Certain CloudHub modules - Object Store V1, application settings, and Insight related information are maintained in the US East for all applications irrespective of the region they are deployed in. Object Store V2 is maintained in the same region as the deployed CloudHub application. For both Object Store V1 and V2 if a region goes down, the data persists and is available after the region returns to service.

VPC setup is at a region level. So if a region comes down, unless a VPC setup has been previously done for the other region, the VPC is unavailable.

Anypoint CloudHub Default Deployment Model

If the application uses multiple workers, CloudHub by default deploys the workers in separate availability zones providing HA across availability zones. The distance between the availability zones is variable and in general does not exceed more than 350 miles apart.

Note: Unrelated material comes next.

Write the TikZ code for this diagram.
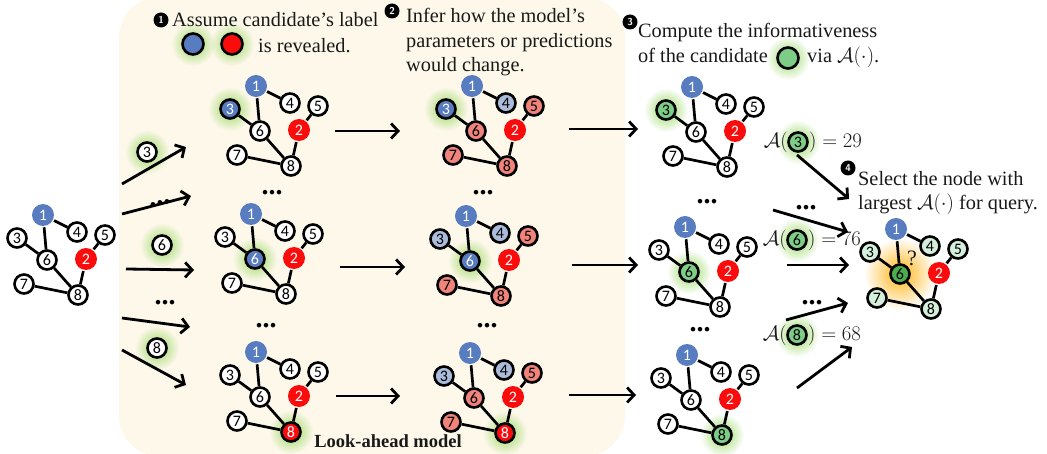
\documentclass[tikz,border=0pt]{standalone}
\usepackage{fontspec}
\setmainfont{Liberation Serif}
\newfontfamily\nf{Carlito}
\usetikzlibrary{arrows.meta,fadings}
\definecolor{nblue}{RGB}{88,124,192}
\definecolor{nred}{RGB}{250,12,12}
\definecolor{nlblue}{RGB}{170,188,218}
\definecolor{nsalm}{RGB}{240,132,122}
\definecolor{ngreen}{RGB}{125,205,135}
\definecolor{nlgreen}{RGB}{212,240,220}
\definecolor{ndgreen}{RGB}{76,172,80}
\definecolor{glowgreen}{RGB}{150,215,95}
\definecolor{gloworange}{RGB}{255,180,20}
\definecolor{beige}{RGB}{253,248,234}
\definecolor{ink}{RGB}{25,25,25}
\tikzfading[name=glowfade, inner color=transparent!0, outer color=transparent!100]
\pgfdeclarelayer{bgl}\pgfdeclarelayer{glowl}\pgfsetlayers{bgl,glowl,main}
\tikzset{
  gn/.style={circle, draw=black, line width=2.6pt, fill=white, minimum size=19pt, inner sep=0pt, text=black, font=\nf\fontsize{16}{16}\selectfont},
  pblue/.style={fill=nblue, draw=none, text=white, minimum size=22pt},
  pred/.style={fill=nred, draw=none, text=white, minimum size=22pt},
  cblue/.style={fill=nblue, text=white},
  cred/.style={fill=nred, text=white},
  lblue/.style={fill=nlblue},
  salm/.style={fill=nsalm},
  cgreen/.style={fill=ngreen},
  lgreen/.style={fill=nlgreen},
  dgreen/.style={fill=ndgreen},
  edge/.style={line width=2.7pt, black},
  arr/.style={line width=2.8pt, black, -{Straight Barb[length=7pt,width=15pt]}},
  txt/.style={font=\fontsize{20.3}{24.5}\selectfont, text=ink, inner sep=0pt},
  stepnum/.style={circle, fill=black, text=white, inner sep=0pt, minimum size=15pt, font=\sffamily\bfseries\fontsize{10}{10}\selectfont},
  dotsty/.style={font=\bfseries\fontsize{28}{28}\selectfont, inner sep=0pt, anchor=base},
}
\newcommand\drawgraph[4]{%
 \begin{scope}[shift={(#2,#3)}, s1/.style={pblue}, s2/.style={pred}, s3/.style={}, s4/.style={}, s5/.style={}, s6/.style={}, s7/.style={}, s8/.style={}, #4]
  \node[gn,s1] (#1-1) at (0,0) {1};
  \node[gn,s4] (#1-4) at (34,17) {4};
  \node[gn,s5] (#1-5) at (62,20) {5};
  \node[gn,s3] (#1-3) at (-26,23) {3};
  \node[gn,s6] (#1-6) at (4,45) {6};
  \node[gn,s2] (#1-2) at (43,44) {2};
  \node[gn,s7] (#1-7) at (-19,69) {7};
  \node[gn,s8] (#1-8) at (35,80) {8};
  \draw[edge] (#1-1)--(#1-4) (#1-1)--(#1-6) (#1-3)--(#1-6) (#1-6)--(#1-8) (#1-7)--(#1-8) (#1-2)--(#1-8) (#1-2)--(#1-5);
 \end{scope}}
\newcommand\gglow[2][22pt]{\begin{pgfonlayer}{glowl}\fill[glowgreen,path fading=glowfade] (#2) circle (#1);\end{pgfonlayer}}
\begin{document}
\begin{tikzpicture}[x=1pt,y=-1pt]
\useasboundingbox (0,0) rectangle (1047,454);
\begin{pgfonlayer}{bgl}
  \fill[beige, rounded corners=40pt] (119,-3) rectangle (625,456);
\end{pgfonlayer}

% step texts
\node[stepnum] (m1) at (161,20) {1};
\node[txt, anchor=base west] (t1a) at (172,27) {Assume candidate’s label};
\node[gn, cblue, minimum size=21pt] (lb) at (193,44) {};
\node[gn, cred, minimum size=21pt] (lr) at (232,44) {};
\gglow{lb}\gglow{lr}
\node[txt, anchor=base west] (t1b) at (258,53) {is revealed.};

\node[stepnum] (m2) at (392,11) {2};
\node[txt, anchor=base west] (t2a) at (406,23) {Infer how the model’s};
\node[txt, anchor=base west] (t2b) at (406,47.5) {parameters or predictions};
\node[txt, anchor=base west] (t2c) at (406,72) {would change.};

\node[stepnum] (m3) at (630,22) {3};
\node[txt, anchor=base west] (t3a) at (638,38) {Compute the informativeness};
\node[txt, anchor=base west] (t3b) at (638,63) {of the candidate};
\node[gn, cgreen, minimum size=21pt] (lg) at (788,58) {};
\gglow{lg}
\node[txt, anchor=base west] (t3c) at (807,63) {via $\mathcal{A}(\cdot)$.};

\node[stepnum] (m4) at (848,168) {4};
\node[txt, anchor=base west] (t4a) at (858,186) {Select the node with};
\node[txt, anchor=base west] (t4b) at (858,210) {largest $\mathcal{A}(\cdot)$ for query.};

\node[font=\bfseries\fontsize{18.5}{18.5}\selectfont, text=ink, anchor=base, inner sep=0pt] (lam) at (388,447) {Look-ahead model};

% graphs
\drawgraph{L}{43}{215}{}
\drawgraph{A}{256}{86}{s3/.style=cblue}\gglow{A-3}
\drawgraph{B}{251}{214}{s6/.style=cblue}\gglow{B-6}
\drawgraph{C}{256}{352}{s8/.style=cred}\gglow{C-8}
\drawgraph{D}{472}{86}{s3/.style=cblue, s4/.style=lblue, s5/.style=salm, s6/.style=salm, s7/.style=salm, s8/.style=salm}\gglow{D-3}
\drawgraph{E}{466}{216}{s3/.style=lblue, s4/.style=lblue, s5/.style=salm, s6/.style=cblue, s7/.style=salm, s8/.style=salm}\gglow{E-6}
\drawgraph{F}{470}{353}{s3/.style=lblue, s4/.style=lblue, s5/.style=salm, s6/.style=salm, s7/.style=salm, s8/.style=cred}\gglow{F-8}
\drawgraph{G}{692}{87}{s3/.style=cgreen}\gglow{G-3}
\drawgraph{H}{685}{227}{s6/.style=cgreen}\gglow{H-6}
\drawgraph{I}{687}{355}{s8/.style=cgreen}\gglow{I-8}
\drawgraph{J}{896}{229}{s3/.style=lgreen, s4/.style=lgreen, s5/.style=lgreen, s6/.style=dgreen, s7/.style=lgreen, s8/.style=lgreen}
\begin{pgfonlayer}{glowl}
  \fill[gloworange,path fading=glowfade] (J-6) circle (36pt);
\end{pgfonlayer}
\node[txt, font=\fontsize{22}{22}\selectfont] (q) at (912,258) {?};

% candidates on the left
\node[gn] (k3) at (147,152) {3};\gglow{k3}
\node[gn] (k6) at (162,245) {6};\gglow{k6}
\node[gn] (k8) at (157,348) {8};\gglow{k8}

% left arrows
\coordinate (a1s) at (122,184); \coordinate (a1e) at (186,147);
\coordinate (a2s) at (122,214); \coordinate (a2e) at (191,196);
\coordinate (a3s) at (126,269); \coordinate (a3e) at (194,270);
\coordinate (a4s) at (122,318); \coordinate (a4e) at (190,327);
\coordinate (a5s) at (122,350); \coordinate (a5e) at (186,385);
\draw[arr] (a1s) -- (a1e);
\draw[arr] (a2s) -- (a2e);
\draw[arr] (a3s) -- (a3e);
\draw[arr] (a4s) -- (a4e);
\draw[arr] (a5s) -- (a5e);
\node[dotsty, rotate=15] (ld1) at (161,205) {...};
\node[dotsty] (ld2) at (165,305) {...};

% column arrows
\coordinate (b1s) at (335,131); \coordinate (b1e) at (400,131);
\coordinate (b2s) at (340,267); \coordinate (b2e) at (405,267);
\coordinate (b3s) at (336,396); \coordinate (b3e) at (400,396);
\coordinate (c1s) at (569,129); \coordinate (c1e) at (638,129);
\coordinate (c2s) at (572,265); \coordinate (c2e) at (638,265);
\coordinate (c3s) at (569,395); \coordinate (c3e) at (636,395);
\foreach \p in {b1,b2,b3,c1,c2,c3} \draw[arr] (\p s) -- (\p e);

% column dots
\node[dotsty] (d1) at (272,195) {...};
\node[dotsty] (d2) at (266,327) {...};
\node[dotsty] (d3) at (483,195) {...};
\node[dotsty] (d4) at (487,328) {...};
\node[dotsty] (d5) at (707,204) {...};
\node[dotsty] (d6) at (700,332) {...};

% scores
\node[gn, cgreen] (s3) at (798,142) {3};\gglow{s3}
\node[txt, anchor=base east] (s3a) at (788,148) {$\mathcal{A}($};
\node[txt, anchor=base west] (s3b) at (809,148) {$) = 29$};
\node[gn, cgreen] (s6) at (797,240) {6};\gglow{s6}
\node[txt, anchor=base east] (s6a) at (787,246) {$\mathcal{A}($};
\node[txt, anchor=base west] (s6b) at (808,246) {$) = 76$};
\node[gn, cgreen] (s8) at (797,335) {8};\gglow{s8}
\node[txt, anchor=base east] (s8a) at (787,341) {$\mathcal{A}($};
\node[txt, anchor=base west] (s8b) at (808,341) {$) = 68$};

% right arrows
\coordinate (r1s) at (797,155); \coordinate (r1e) at (849,199);
\coordinate (r2s) at (773,210); \coordinate (r2e) at (848,232);
\coordinate (r3s) at (787,265); \coordinate (r3e) at (849,265);
\coordinate (r4s) at (786,320); \coordinate (r4e) at (848,303);
\coordinate (r5s) at (797,388); \coordinate (r5e) at (852,347);
\foreach \p in {r1,r2,r3,r4,r5} \draw[arr] (\p s) -- (\p e);
\node[dotsty] (rd1) at (806,210) {...};
\node[dotsty] (rd2) at (812,305) {...};
\end{tikzpicture}
\end{document}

If an application uses a single worker, when the availability zone goes down, it needs to be brought up manually. Alerting can be set up within status.mulesoft.com to receive alerts when a failure occurs in an availability zone or region level.

Anypoint CloudHub Alternative Deployment Model

A load balancer (Cloud/On-Premise) can be pointed to apps deployed to different regions to provide a better disaster recovery strategy.

Keep Integrations Stateless

As a general design principle it is always important to ensure the integrations are stateless in nature. This means that no transactional information is shared between various client invocations or the executions (in case of scheduled services). If some data has to be maintained by the middleware due to a system limitation, it should be persisted in an external store such as a database or a messaging queue and not within the middleware infrastructure or memory. It is critical to note that as we scale, especially in the cloud, the state and resources used by each worker/node should be independent of the other worker. This model ensures better performance, scalability as well as reliability.